Fortunately SlashGear spotted the changes to the EE 4G mobile broadband tariffs. It seems probably in response to consumer demand, that the USB dongle and Mobile WiFi router products are gaining a little extra usage at no extra cost.
| Device/Tariff | Old Allowance | New Allowance | Price Per Month | Device Cost |
|---|---|---|---|---|
| Huawei E589 router | 2GB | 3GB | £15.99 | £49.99 |
| Huawei E589 router | 3GB | 5GB | £20.99 | £29.99 |
| Huawei E589 router | 5GB | 8GB | £25.99 | Free |
| Huawei E392 dongle | 2GB | 3GB | £15.99 | £49.99 |
| Huawei E392 dongle | 3GB | 5GB | £20.99 | £29.99 |
| Huawei E392 dongle | 5GB | 8GB | £25.99 | Free |
Apparently for those who already have a suitable mobile broadband device and just want a simple monthly rolling plan, there is a £15.99 product with 5GB of data included, but we are unable to find any sign of it on the EE website.

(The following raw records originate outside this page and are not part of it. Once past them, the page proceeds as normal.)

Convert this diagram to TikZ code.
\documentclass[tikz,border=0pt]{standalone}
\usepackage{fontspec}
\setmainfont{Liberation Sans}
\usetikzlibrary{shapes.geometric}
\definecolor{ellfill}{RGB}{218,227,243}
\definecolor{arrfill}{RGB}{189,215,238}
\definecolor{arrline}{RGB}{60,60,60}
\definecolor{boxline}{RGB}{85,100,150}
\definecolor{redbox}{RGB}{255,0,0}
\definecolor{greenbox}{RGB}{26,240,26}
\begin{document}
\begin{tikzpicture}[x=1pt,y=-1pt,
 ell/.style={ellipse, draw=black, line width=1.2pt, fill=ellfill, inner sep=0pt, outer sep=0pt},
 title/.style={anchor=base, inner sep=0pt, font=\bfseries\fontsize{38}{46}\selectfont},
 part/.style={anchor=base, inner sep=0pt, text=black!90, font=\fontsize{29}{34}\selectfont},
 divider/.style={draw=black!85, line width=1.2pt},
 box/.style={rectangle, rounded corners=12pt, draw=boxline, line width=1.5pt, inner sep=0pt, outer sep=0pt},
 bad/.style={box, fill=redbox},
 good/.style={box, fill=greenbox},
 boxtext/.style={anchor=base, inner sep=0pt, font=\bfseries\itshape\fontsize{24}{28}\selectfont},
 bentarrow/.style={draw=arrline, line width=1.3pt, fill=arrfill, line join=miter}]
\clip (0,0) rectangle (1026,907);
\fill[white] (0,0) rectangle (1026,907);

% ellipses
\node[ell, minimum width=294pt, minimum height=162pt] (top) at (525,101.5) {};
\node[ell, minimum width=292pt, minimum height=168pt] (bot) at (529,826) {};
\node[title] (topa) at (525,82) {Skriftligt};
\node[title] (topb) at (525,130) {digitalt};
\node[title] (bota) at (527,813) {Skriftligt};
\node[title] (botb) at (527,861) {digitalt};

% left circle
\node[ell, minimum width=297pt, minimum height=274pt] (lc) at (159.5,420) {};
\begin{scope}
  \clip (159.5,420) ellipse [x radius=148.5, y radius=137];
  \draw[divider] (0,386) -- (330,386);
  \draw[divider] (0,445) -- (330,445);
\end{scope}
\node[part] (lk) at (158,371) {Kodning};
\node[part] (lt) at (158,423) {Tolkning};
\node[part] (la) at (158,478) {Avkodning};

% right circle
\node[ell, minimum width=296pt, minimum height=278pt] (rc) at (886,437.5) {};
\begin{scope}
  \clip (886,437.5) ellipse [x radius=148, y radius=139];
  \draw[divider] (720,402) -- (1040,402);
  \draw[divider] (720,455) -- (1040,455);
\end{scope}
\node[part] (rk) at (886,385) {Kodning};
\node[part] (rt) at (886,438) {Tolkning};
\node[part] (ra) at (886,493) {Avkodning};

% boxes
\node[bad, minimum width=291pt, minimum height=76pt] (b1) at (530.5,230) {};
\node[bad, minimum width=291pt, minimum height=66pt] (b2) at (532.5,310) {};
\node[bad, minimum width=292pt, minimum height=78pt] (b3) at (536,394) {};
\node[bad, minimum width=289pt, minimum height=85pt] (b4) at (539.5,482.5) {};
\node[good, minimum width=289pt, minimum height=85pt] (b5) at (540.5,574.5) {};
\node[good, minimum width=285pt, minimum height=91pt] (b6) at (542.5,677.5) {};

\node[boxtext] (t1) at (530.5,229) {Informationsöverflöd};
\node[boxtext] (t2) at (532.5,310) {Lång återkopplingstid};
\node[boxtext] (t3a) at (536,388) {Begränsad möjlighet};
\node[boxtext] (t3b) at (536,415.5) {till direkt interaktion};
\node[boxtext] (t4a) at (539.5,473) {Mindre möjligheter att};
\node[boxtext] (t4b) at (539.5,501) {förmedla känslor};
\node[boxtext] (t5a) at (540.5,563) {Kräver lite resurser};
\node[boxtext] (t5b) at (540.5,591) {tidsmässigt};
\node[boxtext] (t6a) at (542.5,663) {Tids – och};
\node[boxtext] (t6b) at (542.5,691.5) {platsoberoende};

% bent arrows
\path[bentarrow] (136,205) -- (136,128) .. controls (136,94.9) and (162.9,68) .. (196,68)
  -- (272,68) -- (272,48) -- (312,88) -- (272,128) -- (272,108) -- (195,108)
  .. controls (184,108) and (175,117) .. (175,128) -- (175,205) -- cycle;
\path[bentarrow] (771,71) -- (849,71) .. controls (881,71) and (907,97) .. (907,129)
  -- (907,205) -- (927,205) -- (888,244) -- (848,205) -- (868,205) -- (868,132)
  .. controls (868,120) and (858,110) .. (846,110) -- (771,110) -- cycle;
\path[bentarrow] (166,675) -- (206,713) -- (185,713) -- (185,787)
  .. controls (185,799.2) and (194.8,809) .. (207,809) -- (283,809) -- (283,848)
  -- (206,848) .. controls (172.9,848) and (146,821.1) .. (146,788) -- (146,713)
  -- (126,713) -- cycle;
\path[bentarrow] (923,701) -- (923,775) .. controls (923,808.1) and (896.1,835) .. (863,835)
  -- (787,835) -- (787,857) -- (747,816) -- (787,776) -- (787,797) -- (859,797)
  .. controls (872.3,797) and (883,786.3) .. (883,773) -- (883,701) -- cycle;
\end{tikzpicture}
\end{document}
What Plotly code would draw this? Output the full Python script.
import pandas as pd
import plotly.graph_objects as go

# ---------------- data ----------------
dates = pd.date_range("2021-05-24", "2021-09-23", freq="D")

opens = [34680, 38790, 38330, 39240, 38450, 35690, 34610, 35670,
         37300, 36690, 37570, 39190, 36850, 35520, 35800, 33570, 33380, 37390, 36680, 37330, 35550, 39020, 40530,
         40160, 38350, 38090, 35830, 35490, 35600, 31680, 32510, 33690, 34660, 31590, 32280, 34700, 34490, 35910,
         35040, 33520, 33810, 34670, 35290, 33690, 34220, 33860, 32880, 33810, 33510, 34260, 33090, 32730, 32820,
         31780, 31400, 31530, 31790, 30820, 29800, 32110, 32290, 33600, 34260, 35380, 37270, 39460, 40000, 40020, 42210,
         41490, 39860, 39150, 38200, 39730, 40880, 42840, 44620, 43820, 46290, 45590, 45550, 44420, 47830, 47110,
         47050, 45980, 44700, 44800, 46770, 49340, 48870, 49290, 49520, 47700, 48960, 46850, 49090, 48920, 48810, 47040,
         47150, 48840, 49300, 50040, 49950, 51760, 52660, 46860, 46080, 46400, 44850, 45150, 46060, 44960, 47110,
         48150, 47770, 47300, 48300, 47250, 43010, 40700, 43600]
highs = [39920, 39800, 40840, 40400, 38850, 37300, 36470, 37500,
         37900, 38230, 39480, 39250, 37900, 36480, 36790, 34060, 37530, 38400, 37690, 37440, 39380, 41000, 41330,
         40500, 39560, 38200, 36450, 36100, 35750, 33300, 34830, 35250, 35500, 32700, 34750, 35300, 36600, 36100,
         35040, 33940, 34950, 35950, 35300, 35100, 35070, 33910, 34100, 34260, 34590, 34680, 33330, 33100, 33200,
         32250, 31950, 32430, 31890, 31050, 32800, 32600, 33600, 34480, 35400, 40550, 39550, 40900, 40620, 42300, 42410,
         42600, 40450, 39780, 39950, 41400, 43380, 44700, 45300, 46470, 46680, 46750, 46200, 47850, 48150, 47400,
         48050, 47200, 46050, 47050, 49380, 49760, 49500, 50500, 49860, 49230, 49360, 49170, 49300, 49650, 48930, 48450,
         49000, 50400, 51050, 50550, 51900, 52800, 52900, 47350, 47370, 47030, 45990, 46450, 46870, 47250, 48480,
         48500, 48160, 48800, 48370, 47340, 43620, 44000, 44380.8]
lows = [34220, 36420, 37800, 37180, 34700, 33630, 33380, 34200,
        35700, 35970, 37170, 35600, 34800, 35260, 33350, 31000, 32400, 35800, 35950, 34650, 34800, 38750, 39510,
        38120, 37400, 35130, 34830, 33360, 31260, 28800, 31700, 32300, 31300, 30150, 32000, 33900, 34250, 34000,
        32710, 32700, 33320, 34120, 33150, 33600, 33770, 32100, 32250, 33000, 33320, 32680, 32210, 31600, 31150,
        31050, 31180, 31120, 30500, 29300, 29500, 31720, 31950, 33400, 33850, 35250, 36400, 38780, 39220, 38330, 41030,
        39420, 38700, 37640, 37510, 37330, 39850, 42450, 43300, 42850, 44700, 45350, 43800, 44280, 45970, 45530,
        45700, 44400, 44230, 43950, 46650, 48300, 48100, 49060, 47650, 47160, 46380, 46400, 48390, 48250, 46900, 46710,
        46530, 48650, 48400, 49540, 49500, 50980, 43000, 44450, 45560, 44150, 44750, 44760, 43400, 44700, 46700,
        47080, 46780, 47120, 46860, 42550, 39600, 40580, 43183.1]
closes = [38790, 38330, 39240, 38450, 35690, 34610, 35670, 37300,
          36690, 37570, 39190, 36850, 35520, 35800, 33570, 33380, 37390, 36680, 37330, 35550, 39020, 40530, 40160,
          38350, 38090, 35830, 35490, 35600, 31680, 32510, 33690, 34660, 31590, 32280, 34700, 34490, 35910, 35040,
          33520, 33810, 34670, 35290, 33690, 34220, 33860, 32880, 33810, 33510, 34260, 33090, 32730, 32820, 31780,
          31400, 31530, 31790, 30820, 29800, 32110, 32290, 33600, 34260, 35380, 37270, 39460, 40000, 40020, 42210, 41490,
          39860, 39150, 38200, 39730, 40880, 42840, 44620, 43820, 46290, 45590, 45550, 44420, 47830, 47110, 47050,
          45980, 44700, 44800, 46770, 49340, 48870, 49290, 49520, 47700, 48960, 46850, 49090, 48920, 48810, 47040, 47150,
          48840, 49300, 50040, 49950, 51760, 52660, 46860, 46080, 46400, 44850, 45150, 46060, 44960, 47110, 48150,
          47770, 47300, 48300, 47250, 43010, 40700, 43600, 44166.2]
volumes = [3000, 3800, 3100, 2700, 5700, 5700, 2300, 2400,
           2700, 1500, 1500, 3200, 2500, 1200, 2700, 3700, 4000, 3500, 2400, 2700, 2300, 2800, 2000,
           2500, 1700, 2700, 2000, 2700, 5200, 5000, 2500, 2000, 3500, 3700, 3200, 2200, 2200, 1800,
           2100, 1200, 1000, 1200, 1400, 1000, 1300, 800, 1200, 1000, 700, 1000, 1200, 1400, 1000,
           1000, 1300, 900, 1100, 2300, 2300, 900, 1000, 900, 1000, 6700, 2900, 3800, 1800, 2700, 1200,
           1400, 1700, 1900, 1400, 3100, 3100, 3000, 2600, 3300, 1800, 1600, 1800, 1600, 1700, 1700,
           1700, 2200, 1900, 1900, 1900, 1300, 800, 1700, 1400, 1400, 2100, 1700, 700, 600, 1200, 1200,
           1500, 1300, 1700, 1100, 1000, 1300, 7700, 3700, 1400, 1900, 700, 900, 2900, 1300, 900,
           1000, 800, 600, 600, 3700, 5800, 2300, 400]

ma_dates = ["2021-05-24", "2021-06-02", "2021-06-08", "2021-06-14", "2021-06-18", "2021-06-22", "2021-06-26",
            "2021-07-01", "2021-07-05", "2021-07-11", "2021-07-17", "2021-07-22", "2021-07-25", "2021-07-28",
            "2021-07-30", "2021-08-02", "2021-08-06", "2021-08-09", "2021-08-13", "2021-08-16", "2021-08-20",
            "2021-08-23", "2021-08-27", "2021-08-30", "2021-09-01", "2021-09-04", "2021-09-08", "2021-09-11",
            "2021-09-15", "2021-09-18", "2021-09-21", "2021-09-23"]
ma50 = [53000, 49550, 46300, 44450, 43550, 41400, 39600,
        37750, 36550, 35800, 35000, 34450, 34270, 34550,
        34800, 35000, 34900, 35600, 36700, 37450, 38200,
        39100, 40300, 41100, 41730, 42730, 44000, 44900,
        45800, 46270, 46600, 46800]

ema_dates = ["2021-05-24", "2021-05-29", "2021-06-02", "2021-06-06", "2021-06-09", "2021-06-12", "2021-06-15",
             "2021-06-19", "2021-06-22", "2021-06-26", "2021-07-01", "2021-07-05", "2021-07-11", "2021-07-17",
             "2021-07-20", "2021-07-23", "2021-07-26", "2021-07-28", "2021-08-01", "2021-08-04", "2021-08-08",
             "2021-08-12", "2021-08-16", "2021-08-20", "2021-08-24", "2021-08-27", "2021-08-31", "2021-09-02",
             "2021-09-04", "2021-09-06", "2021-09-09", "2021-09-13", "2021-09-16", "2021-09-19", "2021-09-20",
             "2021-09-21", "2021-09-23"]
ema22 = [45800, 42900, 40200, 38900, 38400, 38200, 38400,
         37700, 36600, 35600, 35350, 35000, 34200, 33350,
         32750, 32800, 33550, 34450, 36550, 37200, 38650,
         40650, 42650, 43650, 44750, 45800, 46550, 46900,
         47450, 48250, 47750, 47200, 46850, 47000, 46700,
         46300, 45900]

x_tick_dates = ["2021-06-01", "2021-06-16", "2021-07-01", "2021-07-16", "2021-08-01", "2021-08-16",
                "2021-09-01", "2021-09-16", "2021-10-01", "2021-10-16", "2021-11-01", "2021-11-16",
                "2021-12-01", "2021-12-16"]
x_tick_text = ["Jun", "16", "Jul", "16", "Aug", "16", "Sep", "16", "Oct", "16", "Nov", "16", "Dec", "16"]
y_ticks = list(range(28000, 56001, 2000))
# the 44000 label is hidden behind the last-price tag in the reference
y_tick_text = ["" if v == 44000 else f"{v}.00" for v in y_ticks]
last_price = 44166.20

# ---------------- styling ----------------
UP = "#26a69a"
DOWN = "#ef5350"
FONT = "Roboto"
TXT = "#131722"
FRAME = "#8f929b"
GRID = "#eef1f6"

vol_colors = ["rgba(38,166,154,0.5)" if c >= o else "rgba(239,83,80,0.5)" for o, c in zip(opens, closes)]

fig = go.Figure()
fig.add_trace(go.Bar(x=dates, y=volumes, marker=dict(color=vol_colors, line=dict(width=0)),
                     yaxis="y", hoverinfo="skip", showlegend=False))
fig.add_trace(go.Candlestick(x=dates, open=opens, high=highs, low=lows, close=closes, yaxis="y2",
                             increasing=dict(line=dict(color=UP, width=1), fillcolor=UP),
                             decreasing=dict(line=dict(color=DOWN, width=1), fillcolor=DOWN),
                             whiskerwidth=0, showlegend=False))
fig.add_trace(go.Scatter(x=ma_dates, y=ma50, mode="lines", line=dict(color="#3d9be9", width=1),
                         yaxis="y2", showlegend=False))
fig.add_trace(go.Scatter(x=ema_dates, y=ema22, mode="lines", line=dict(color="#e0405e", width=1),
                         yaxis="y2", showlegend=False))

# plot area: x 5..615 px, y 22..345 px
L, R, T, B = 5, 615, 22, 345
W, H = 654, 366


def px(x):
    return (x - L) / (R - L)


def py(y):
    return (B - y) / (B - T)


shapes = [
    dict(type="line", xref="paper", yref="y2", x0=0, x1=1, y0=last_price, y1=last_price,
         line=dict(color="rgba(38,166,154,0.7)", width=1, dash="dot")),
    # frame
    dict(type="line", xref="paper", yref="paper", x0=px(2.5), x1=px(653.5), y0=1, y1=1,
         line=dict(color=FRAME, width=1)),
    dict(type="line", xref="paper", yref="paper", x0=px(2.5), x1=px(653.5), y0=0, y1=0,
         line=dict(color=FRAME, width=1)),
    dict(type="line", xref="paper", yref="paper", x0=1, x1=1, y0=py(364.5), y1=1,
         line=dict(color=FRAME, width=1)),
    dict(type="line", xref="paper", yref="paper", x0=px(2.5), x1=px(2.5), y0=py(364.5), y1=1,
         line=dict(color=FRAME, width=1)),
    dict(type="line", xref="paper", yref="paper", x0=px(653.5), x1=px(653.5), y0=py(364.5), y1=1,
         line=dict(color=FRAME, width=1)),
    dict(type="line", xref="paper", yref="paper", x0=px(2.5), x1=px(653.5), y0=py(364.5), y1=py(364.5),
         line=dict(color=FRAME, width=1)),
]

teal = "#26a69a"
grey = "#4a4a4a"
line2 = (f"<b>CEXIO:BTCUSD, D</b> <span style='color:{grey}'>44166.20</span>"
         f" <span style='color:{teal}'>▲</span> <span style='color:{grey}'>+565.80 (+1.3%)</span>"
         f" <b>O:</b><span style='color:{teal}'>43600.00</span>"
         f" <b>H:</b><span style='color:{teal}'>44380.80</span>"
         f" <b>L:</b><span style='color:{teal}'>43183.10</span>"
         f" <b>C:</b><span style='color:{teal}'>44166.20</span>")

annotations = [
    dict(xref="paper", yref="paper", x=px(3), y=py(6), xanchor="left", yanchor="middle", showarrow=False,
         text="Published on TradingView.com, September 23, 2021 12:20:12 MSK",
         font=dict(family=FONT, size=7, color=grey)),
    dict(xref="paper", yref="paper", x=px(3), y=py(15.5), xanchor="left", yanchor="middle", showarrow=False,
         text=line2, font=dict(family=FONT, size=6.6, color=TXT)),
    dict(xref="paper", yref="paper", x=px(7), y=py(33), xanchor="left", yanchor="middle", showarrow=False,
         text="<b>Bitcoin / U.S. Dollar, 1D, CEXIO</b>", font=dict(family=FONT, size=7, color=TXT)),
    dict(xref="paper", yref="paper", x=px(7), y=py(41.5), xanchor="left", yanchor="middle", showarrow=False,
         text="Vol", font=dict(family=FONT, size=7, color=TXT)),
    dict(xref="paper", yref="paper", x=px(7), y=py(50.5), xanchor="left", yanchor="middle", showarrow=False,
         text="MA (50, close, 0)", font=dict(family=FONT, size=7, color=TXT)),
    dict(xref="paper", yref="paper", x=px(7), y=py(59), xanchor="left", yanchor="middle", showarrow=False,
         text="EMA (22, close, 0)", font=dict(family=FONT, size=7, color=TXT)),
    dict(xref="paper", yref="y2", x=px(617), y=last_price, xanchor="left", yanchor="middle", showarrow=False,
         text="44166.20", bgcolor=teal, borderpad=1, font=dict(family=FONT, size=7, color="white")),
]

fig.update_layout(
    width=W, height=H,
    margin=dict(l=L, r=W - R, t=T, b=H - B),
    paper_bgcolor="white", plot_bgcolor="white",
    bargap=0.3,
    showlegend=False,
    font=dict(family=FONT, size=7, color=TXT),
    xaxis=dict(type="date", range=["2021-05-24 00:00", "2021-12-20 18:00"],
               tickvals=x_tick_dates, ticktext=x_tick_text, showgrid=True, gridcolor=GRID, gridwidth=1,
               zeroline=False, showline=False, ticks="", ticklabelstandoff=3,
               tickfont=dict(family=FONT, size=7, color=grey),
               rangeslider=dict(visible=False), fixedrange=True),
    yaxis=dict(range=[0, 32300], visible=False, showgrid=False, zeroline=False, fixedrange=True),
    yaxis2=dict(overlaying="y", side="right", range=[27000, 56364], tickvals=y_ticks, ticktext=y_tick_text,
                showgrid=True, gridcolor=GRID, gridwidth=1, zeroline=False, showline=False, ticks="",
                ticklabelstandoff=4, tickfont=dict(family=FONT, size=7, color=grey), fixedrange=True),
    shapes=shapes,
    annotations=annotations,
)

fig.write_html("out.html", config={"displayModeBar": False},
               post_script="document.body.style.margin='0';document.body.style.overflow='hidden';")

The EE website is one of the more painful to use websites we have used for some time, which is laid out such that lots of scrolling are needed, e.g. on a 1200 pixel high monitor, you can see just 3 data plans and a tall banner image for the next set of tariffs. With existing Orange customers now getting directed between the two sites, the scope for confusion and people just walking away to another provider.
Not only painful, but on an Intel i5-2410M 2.30GHz processor laptop with 6GB RAM, that is doing little before going to the site, it raises the CPU load from 8-9% to a minimum of 18% with peaks of well over 50%. Fan speed/noise rises dramatically.